• **Problem requirements**
Exact reproduction is required for the lines bounded by the one containing "Output the Python" and the one containing "b_gmm = [0.00039962, 0.00039962]", both bounds included. Print them without any pictures.

• **Record extracts**
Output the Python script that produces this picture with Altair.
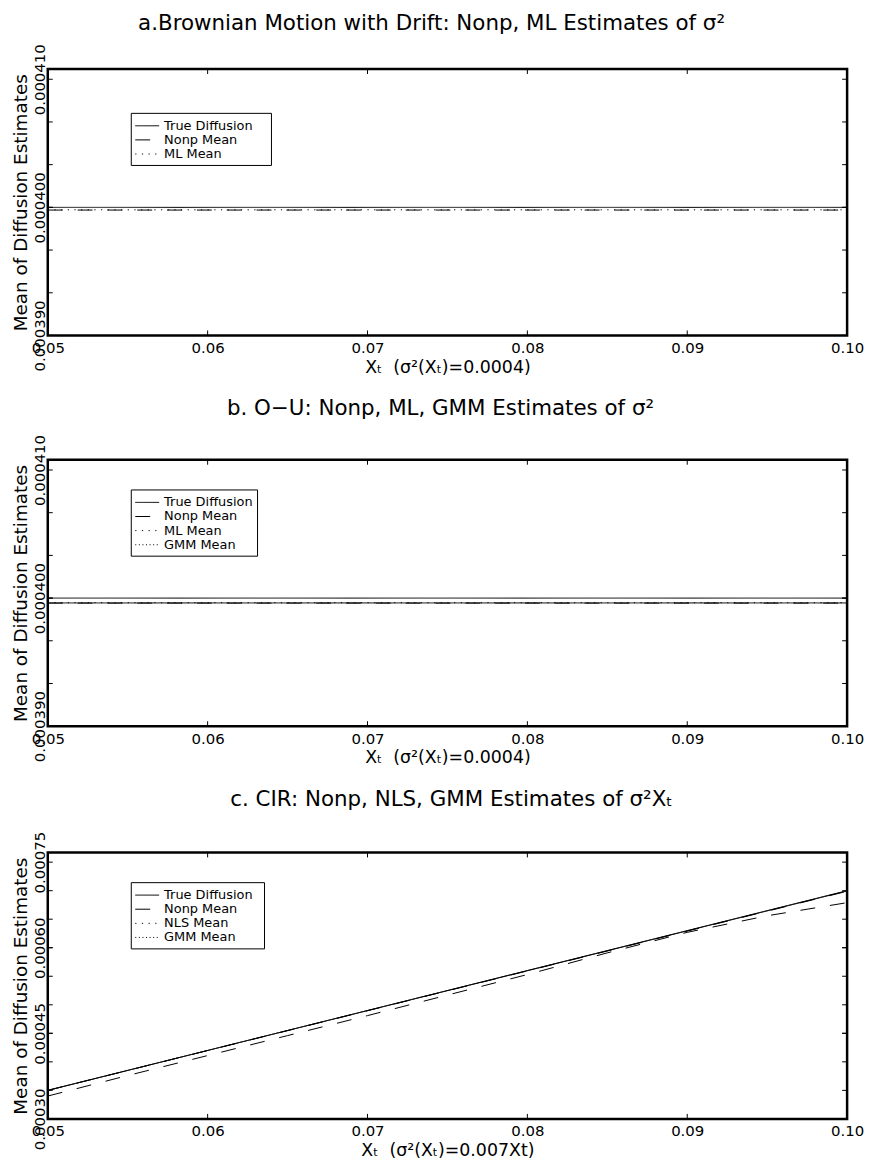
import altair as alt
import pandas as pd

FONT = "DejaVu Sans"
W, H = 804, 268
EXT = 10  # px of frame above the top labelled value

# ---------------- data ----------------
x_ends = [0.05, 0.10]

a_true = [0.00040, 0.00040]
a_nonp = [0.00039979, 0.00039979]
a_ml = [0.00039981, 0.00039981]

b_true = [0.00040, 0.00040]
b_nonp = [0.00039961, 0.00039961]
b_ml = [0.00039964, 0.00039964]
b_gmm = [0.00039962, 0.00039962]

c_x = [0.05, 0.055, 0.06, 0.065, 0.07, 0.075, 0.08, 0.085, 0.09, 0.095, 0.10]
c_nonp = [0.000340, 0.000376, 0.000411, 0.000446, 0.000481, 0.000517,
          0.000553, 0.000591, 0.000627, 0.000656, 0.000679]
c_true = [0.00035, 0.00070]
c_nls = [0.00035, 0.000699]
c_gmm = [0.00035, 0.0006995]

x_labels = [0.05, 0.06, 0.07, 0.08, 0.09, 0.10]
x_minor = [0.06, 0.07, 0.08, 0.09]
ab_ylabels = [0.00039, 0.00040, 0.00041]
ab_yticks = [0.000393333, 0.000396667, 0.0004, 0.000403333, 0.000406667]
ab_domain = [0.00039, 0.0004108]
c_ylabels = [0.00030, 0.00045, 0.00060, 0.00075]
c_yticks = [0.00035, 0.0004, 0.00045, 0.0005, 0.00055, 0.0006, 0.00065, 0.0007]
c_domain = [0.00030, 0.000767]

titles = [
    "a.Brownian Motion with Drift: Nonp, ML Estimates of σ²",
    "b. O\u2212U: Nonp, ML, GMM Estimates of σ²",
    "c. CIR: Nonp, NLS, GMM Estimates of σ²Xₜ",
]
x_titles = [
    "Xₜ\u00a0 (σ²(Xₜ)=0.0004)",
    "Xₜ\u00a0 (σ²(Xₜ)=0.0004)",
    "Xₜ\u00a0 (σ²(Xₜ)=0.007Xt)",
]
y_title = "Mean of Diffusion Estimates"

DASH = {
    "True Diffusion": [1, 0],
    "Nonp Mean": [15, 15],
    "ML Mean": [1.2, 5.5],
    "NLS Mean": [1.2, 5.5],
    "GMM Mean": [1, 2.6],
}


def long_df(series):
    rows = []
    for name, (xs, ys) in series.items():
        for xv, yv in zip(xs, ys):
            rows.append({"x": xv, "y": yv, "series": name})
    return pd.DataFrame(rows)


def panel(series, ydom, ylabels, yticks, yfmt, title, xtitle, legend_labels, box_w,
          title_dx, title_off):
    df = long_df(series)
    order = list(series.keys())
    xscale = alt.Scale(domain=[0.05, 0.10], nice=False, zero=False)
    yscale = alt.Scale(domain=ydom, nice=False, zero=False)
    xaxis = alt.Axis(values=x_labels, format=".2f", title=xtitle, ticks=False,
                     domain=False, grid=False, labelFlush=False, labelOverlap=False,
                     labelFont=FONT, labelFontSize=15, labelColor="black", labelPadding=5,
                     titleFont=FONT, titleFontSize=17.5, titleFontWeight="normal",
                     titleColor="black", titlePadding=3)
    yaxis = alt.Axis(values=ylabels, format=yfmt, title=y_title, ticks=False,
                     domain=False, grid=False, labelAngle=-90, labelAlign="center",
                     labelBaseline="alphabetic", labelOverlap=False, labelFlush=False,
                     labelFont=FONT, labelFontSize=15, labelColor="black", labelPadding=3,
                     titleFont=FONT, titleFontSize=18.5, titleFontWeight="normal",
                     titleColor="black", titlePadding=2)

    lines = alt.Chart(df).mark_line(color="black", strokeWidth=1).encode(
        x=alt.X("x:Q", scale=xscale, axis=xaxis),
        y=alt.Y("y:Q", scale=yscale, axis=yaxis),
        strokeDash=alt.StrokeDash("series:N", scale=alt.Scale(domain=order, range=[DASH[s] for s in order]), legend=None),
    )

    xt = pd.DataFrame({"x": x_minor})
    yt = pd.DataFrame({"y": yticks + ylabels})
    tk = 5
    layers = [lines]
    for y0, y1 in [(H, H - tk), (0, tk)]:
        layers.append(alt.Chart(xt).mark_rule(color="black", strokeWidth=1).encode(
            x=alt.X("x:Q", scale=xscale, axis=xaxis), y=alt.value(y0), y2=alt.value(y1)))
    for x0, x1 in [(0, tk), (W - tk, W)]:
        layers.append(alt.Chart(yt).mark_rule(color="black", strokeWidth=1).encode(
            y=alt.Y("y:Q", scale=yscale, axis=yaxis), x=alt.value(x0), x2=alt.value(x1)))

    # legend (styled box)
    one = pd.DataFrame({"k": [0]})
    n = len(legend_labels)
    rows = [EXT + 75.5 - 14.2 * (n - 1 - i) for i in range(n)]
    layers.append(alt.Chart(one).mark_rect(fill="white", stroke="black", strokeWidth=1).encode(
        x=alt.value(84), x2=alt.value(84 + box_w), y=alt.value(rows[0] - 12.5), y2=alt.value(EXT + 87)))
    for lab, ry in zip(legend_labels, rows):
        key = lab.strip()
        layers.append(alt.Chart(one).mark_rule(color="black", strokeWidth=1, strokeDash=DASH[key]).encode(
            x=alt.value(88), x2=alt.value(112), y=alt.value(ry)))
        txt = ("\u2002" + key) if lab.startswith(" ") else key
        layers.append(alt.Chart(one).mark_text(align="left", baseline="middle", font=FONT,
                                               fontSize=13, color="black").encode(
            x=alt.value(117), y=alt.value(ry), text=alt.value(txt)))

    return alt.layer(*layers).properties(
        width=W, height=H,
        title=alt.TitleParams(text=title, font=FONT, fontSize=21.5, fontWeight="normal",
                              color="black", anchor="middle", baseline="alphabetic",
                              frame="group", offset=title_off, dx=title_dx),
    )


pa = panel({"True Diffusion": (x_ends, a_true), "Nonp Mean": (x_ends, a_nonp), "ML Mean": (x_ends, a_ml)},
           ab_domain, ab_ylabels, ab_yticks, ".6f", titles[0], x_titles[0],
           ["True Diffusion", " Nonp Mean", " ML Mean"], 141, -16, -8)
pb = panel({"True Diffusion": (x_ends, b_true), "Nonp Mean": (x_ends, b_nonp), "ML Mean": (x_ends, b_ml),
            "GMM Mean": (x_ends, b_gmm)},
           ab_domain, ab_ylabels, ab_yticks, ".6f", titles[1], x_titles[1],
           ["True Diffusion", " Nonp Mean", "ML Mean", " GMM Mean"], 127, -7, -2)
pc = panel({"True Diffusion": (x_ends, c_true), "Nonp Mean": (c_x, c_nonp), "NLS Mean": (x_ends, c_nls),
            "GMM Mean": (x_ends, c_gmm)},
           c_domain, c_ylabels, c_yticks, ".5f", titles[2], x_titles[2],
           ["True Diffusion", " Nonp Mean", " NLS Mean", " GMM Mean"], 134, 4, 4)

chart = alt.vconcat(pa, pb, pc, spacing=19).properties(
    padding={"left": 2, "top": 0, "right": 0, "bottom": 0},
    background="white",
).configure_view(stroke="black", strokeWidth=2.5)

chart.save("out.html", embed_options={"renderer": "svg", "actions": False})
==
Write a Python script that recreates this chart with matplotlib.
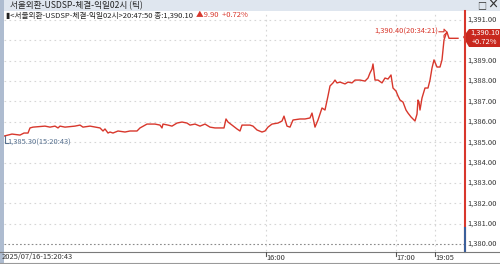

• **Exercise response**
Output the Python script that produces this picture with Altair.
import altair as alt
import pandas as pd

FONT = "DejaVu Sans"
W, H = 804, 268
EXT = 10  # px of frame above the top labelled value

# ---------------- data ----------------
x_ends = [0.05, 0.10]

a_true = [0.00040, 0.00040]
a_nonp = [0.00039979, 0.00039979]
a_ml = [0.00039981, 0.00039981]

b_true = [0.00040, 0.00040]
b_nonp = [0.00039961, 0.00039961]
b_ml = [0.00039964, 0.00039964]
b_gmm = [0.00039962, 0.00039962]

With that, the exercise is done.